When the linker is not needed anymore, it can be destroyed as shown in Figure 6.

Figure 6. Destroy the linker

nvJitLinkDestroy(&linker);

5. Compatibility

The nvJitLink library is compatible across minor versions in a release, but may not be compatible across major versions. The library version itself must be >= the maximum version of the inputs, and the shared library version must be >= the version that was linked with.

For example, you can link an object created with 12.0 and one with 12.1 if your nvJitLink library is version 12.x where x >= 1. If it was linked with 12.1, then you can replace and use the nvJitLink shared library with any version 12.x where x >= 1. On the flip side, you cannot use 12.0 to link 12.1 objects, nor use 12.0 nvJitLink library to run 12.1 code.

Linking across major versions (like 11.x with 12.x) works for ELF and PTX inputs, but does not work with LTOIR inputs. If using LTO, then compatibility is only guaranteed within a major release.

Linking extended ISA sources (like sm_90a) against any other sm version will always fail.

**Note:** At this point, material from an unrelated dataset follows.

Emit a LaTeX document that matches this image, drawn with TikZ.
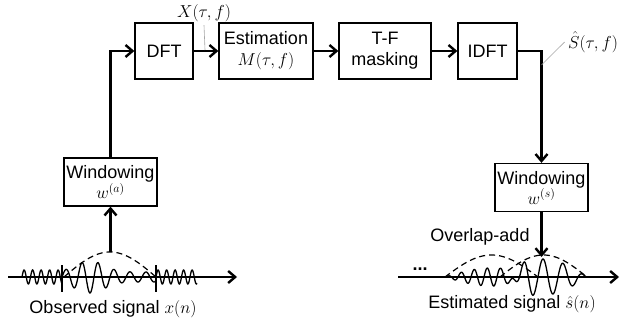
\documentclass[tikz,border=0pt]{standalone}
\usepackage{amsmath}
\usepackage{fontspec}
\setmainfont{Liberation Sans}
\usetikzlibrary{
    arrows.meta,
    positioning,
    calc
}
\tikzset{
  block/.style  = {draw, line width=1.3pt, minimum height=56pt, inner sep=1pt,
                   align=center, font=\fontsize{18}{21}\selectfont},
  wblock/.style = {draw, line width=1.3pt, minimum width=93pt,
                   minimum height=48pt, inner sep=1pt, align=center,
                   font=\fontsize{18}{20}\selectfont},
  arr/.style    = {-{Straight Barb[length=7pt,width=12pt]}, line width=2.4pt},
  lead/.style   = {gray!70, line width=0.6pt},
  wave/.style   = {line width=1.3pt},
  win/.style    = {line width=1.2pt, dash pattern=on 6pt off 4pt},
  lbl/.style    = {font=\fontsize{18}{21}\selectfont}
}

\begin{document}
\begin{tikzpicture}[x=1pt, y=-1pt]
  \useasboundingbox (0,0) rectangle (621,331);

  %% ── Blocks ────────────────────────────────────────────────────
  \node[block, minimum width=58pt] (dft)  at (164,51)   {DFT};
  \node[block, minimum width=94pt] (est)  at (266,51)   {Estimation\\$M(\tau,f)$};
  \node[block, minimum width=92pt] (mask) at (385,51)   {T-F\\masking};
  \node[block, minimum width=59pt] (idft) at (487.5,51) {IDFT};
  \node[wblock] (winA) at (110.5,182)   {Windowing\\$w^{(a)}$};
  \node[wblock] (winS) at (541.5,187.5) {Windowing\\$w^{(s)}$};

  %% ── Labels ────────────────────────────────────────────────────
  \node[font=\fontsize{17}{20}\selectfont] (xlab) at (204,13) {$X(\tau,f)$};
  \node[font=\fontsize{17}{20}\selectfont] (slab) at (593,42) {$\hat{S}(\tau,f)$};
  \node[lbl] (obs)  at (113,309) {Observed signal $x(n)$};
  \node[lbl] (esig) at (512,304) {Estimated signal $\hat{s}(n)$};
  \node[lbl] (ola)  at (480,237) {Overlap-add};
  \node[lbl, font=\fontsize{18}{21}\bfseries] (dots) at (420,269) {...};

  %% ── Free ends ─────────────────────────────────────────────────
  \coordinate (xtap)  at (205,50);
  \coordinate (stap)  at (541.5,65);
  \coordinate (peakA) at (110.5,252);
  \coordinate (peakS) at (541.5,257);
  \coordinate (axA0)  at (8,277);
  \coordinate (axA1)  at (237,277);
  \coordinate (axS0)  at (398,277);
  \coordinate (axS1)  at (619,277);

  %% ── Processing chain ──────────────────────────────────────────
  \draw[arr] (winA.north) |- (dft.west);
  \draw[arr] (dft) -- (est);
  \draw[arr] (est) -- (mask);
  \draw[arr] (mask) -- (idft);
  \draw[arr] (idft.east) -| (winS.north);
  \draw[arr] (peakA) -- (winA.south);
  \draw[arr] (winS.south) -- (peakS);

  % leader lines
  \draw[lead] (xlab.south) -- (xtap);
  \draw[lead] (slab.west) -- (stap);

  %% ── Observed signal ───────────────────────────────────────────
  \draw[arr] (axA0) -- (axA1);
  \draw[line width=2.4pt] (62,265) -- (62,292);
  \draw[line width=2.4pt] (156,265) -- (156,292);
  \draw[wave] plot[domain=22:62, samples=80, smooth]
    (\x, {277 - 7*sin(42.35*(\x-22))});
  \draw[wave] plot[domain=62:156, samples=160, smooth]
    (\x, {277 - (5 + 11*exp(-0.0025*(\x-90)*(\x-90)))*sin(22.5*(\x-78))});
  \draw[wave] plot[domain=156:197, samples=80, smooth]
    (\x, {277 - 7*sin(42.35*(\x-156))});
  \draw[win] plot[domain=64:156, samples=60, smooth]
    (\x, {277 - 25*sin(1.9565*(\x-64))});

  %% ── Estimated signal ──────────────────────────────────────────
  \draw[arr] (axS0) -- (axS1);
  \draw[wave] plot[domain=445:587, samples=300, smooth]
    (\x, {277 - (9*max(0,sin(1.9355*(\x-445)))*sin(27.69*(\x-445))
               + 18*max(0,sin(2.069*(\x-500)))*cos(18*(\x-543)))});
  \draw[win] plot[domain=445:538, samples=60, smooth]
    (\x, {277 - 22*sin(1.9355*(\x-445))});
  \draw[win] plot[domain=500:587, samples=60, smooth]
    (\x, {277 - 22*sin(2.069*(\x-500))});

\end{tikzpicture}
\end{document}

Linking with PTX sources from different architectures (such as compute_89 and compute_90) will work as long as the final link is the newest of all of the architectures being linked. That is, for any compute_X and compute_Y, the link is valid if the target is sm_N where N >= max(X,Y).

Linking with LTO sources from different architectures (such as lto_89 and lto_90) will work as long as the final link is the newest of all of the architectures being linked. That is, for any lto_X and lto_Y, the link is valid if the target is sm_N where N >= max(X,Y).

Linking with non-PTX, non-LTO sources is limited to link-compatible architectures, such as how sm_70 and sm_75 can link with each other but not sm_80.